When, having thoroughly revived its animation department, it hired Peabo Bryson and Celine Dion to perform an end-credit duet version of Beauty and the Beast's theme song. With the movie a phenomenal success financially and with awards organizations, the song — a throwback to the classic Disney theme style — won the Best Original Song Oscar and was a Top 10 hit. One of the songs it beat happened to be a Silly Love Song, Bryan Adams's "(Everything I Do) I Do It for You", which had been one of the radio hits of 1991...despite it not having much to do with its source movie, Robin Hood: Prince of Thieves.

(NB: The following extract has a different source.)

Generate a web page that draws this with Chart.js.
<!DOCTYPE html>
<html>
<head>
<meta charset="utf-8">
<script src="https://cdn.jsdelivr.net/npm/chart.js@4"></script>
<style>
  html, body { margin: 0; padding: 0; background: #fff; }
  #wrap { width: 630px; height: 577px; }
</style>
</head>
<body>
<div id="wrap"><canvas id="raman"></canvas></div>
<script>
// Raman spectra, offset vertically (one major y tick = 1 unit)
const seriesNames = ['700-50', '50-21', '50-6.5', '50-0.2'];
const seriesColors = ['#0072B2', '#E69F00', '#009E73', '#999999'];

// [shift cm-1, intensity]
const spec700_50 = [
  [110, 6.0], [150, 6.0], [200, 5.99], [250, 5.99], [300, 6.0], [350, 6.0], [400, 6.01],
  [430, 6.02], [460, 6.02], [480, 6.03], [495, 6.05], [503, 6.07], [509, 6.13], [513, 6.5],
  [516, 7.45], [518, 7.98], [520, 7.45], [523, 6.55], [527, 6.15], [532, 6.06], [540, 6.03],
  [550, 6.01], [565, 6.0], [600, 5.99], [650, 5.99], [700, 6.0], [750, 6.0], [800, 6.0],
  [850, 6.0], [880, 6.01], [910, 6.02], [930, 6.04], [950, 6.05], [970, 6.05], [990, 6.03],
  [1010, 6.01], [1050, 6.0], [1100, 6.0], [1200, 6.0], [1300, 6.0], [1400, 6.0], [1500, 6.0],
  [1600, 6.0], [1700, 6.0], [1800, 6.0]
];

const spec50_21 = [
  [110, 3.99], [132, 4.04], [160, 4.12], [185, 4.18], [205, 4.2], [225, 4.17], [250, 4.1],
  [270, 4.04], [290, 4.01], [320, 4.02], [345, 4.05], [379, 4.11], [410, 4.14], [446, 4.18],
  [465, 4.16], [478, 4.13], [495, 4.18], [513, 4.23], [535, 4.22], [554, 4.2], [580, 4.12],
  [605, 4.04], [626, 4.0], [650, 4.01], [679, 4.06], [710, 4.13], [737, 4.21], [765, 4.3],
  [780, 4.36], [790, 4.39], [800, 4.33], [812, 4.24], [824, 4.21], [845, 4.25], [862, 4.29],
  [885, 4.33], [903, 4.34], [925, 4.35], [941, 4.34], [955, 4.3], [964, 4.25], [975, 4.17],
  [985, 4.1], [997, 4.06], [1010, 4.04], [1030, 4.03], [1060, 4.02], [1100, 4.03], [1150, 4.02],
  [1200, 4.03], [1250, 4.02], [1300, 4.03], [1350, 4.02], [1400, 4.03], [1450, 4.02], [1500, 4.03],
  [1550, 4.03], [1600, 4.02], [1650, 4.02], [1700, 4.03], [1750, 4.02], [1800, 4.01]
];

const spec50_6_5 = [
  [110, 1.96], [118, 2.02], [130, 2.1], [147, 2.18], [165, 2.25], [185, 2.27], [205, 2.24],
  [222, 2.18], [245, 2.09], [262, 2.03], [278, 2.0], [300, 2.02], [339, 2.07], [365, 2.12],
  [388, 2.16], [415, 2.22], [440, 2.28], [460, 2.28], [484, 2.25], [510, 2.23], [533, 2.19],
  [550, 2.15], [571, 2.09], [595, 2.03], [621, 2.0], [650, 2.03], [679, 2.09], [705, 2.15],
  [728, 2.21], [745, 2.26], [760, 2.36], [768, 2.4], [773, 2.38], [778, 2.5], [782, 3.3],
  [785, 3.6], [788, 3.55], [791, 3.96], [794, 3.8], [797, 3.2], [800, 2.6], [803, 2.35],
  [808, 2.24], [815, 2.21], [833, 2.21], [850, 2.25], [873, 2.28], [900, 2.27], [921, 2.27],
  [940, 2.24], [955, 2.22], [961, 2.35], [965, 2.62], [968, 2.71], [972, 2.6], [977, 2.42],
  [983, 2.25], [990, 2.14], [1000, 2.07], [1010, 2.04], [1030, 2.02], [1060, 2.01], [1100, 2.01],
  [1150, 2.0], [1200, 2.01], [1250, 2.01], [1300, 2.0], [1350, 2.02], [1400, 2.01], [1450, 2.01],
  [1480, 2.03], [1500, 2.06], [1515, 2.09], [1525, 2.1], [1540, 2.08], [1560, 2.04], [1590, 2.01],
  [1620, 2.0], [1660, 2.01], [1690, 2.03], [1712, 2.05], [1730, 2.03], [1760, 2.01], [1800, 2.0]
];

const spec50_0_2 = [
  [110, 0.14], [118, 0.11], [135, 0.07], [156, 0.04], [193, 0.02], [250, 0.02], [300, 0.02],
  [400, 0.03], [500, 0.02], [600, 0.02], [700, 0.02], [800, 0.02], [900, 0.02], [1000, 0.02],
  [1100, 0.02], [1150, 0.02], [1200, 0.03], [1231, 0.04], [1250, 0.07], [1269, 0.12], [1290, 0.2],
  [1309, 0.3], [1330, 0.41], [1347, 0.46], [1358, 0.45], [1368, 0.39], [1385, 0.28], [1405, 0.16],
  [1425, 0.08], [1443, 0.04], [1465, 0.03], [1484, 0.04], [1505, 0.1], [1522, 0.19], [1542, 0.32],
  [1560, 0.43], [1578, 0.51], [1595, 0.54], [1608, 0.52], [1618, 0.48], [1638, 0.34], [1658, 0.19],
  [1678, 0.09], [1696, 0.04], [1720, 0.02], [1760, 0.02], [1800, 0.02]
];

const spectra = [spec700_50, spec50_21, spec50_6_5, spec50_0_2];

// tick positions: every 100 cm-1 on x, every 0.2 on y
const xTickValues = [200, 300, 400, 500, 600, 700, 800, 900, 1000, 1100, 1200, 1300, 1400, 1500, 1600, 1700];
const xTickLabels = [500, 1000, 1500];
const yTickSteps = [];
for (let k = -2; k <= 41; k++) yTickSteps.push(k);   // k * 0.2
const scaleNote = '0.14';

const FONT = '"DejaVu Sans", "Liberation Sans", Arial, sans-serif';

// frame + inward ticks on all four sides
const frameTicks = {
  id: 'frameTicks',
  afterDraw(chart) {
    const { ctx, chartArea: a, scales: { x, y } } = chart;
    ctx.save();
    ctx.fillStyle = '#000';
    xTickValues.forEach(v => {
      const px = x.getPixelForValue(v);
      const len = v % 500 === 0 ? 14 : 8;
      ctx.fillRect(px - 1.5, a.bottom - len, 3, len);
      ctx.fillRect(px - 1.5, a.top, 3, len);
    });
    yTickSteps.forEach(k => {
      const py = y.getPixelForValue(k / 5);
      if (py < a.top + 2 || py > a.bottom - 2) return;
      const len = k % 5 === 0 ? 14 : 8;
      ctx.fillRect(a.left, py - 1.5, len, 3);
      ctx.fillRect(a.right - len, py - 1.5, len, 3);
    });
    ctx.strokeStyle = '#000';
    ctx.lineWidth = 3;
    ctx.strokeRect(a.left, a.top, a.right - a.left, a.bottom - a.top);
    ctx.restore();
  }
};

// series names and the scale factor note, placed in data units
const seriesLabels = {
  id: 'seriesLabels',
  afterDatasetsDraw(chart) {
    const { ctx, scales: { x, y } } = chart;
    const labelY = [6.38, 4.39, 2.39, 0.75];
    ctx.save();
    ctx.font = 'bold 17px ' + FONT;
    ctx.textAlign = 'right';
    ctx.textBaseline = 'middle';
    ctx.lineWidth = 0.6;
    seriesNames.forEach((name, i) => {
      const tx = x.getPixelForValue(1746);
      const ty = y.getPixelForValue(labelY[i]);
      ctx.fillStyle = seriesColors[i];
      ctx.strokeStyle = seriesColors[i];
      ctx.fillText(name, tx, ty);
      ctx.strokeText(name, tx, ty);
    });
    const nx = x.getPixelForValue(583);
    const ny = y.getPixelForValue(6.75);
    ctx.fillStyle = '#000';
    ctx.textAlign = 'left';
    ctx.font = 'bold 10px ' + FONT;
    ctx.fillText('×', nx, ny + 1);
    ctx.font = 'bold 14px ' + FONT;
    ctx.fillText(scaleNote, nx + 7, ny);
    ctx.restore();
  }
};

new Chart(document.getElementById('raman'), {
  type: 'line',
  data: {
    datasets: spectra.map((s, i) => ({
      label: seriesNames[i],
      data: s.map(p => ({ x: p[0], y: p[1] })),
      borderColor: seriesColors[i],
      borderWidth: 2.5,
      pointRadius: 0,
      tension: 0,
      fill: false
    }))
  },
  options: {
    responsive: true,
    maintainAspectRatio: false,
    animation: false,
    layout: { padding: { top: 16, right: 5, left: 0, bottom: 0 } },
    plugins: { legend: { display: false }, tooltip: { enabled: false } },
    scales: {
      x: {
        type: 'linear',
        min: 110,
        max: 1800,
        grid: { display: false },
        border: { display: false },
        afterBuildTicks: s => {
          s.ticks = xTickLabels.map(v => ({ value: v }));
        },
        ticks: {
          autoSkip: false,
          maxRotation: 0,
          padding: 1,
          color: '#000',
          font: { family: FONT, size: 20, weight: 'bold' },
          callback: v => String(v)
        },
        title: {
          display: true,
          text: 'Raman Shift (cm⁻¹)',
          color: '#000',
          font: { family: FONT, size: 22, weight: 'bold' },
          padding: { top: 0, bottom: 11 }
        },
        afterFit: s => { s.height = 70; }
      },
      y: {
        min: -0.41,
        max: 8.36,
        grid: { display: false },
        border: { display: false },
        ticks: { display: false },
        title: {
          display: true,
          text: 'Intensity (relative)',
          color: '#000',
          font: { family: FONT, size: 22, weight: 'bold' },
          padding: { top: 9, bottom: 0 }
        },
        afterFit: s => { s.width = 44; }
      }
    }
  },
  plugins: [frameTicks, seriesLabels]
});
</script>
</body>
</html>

In 1992 Disney scored more linked hits with Aladdin and "A Whole New World", but it was a Cover Version of an oldie that wound up cementing the golden age of the Award Bait Song — Whitney Houston's cover of Dolly Parton's "I Will Always Love You", from Houston's Non-Actor Vehicle The Bodyguard. The song's monster success was reflected in that of the soundtrack album, one of the biggest sellers of the decade. For the remainder of the decade, studios were hungry to capture or recapture these successes, and soon TV ads for blockbuster wannabes commonly ended with listings of the Top 40 artists appearing on their soundtracks, even if only for a few moments of actual screen time in the movie — if any.

The desire to top-load soundtracks with musical megastars led to a glut of "Music from and inspired by" albums, the terminology reflecting the fact that many of these songs did not actually appear in the films in question. It also became common to repackage previously-released songs on such soundtracks, as happened with Seal's "Kiss from a Rose", which was repurposed for Batman Forever, in hopes of widening the potential audiences for both film and album. And more and more, the Award-Bait Song became THE center of such soundtracks.

The trope went into decline at the turn of the millennium. Reasons included Disney and other studios' animated musicals using the trope so often that it became easily mocked as a cliche. Indeed, audiences became so tired of animated musicals that for a time even Disney stopped making them, though they would return to the form in The New '10s more sparingly and successfully. There had also been backlashes to the omnipresence of first "I Will Always Love You" and later "My Heart Will Go On" (the theme from the biggest film of the 1990s, Titanic). Also, as tender love songs began turning up in noticeably unromantic films such as Armageddon (1998) and Con Air, it became clear how generic the lyrics and sentiments of such songs actually were. Finally, it's likely that the music industry's near-collapse in the wake of file-sharing services and the like, which hurt physical single and album sales, drove a stake through the heart of the concept of all-star, all-genre soundtrack albums as a go-to marketing tool.

Award Bait Songs are still out there of course, but they're much more likely to be in actual musicals, thanks in part to the revival of The Musical in live-action film spearheaded by such works as Chicago and Moulin Rouge!. There are also certain types of non-musicals that still have theme songs as a matter of course, most famously the James Bond movies. In general, the more vital the Award Bait Song is to its movie, the better its chances of winning. And while it's much rarer for a movie theme song and/or soundtrack to top the Billboard charts, when they do, it's a good sign that the movie and its music is truly connecting with people — see Frozen.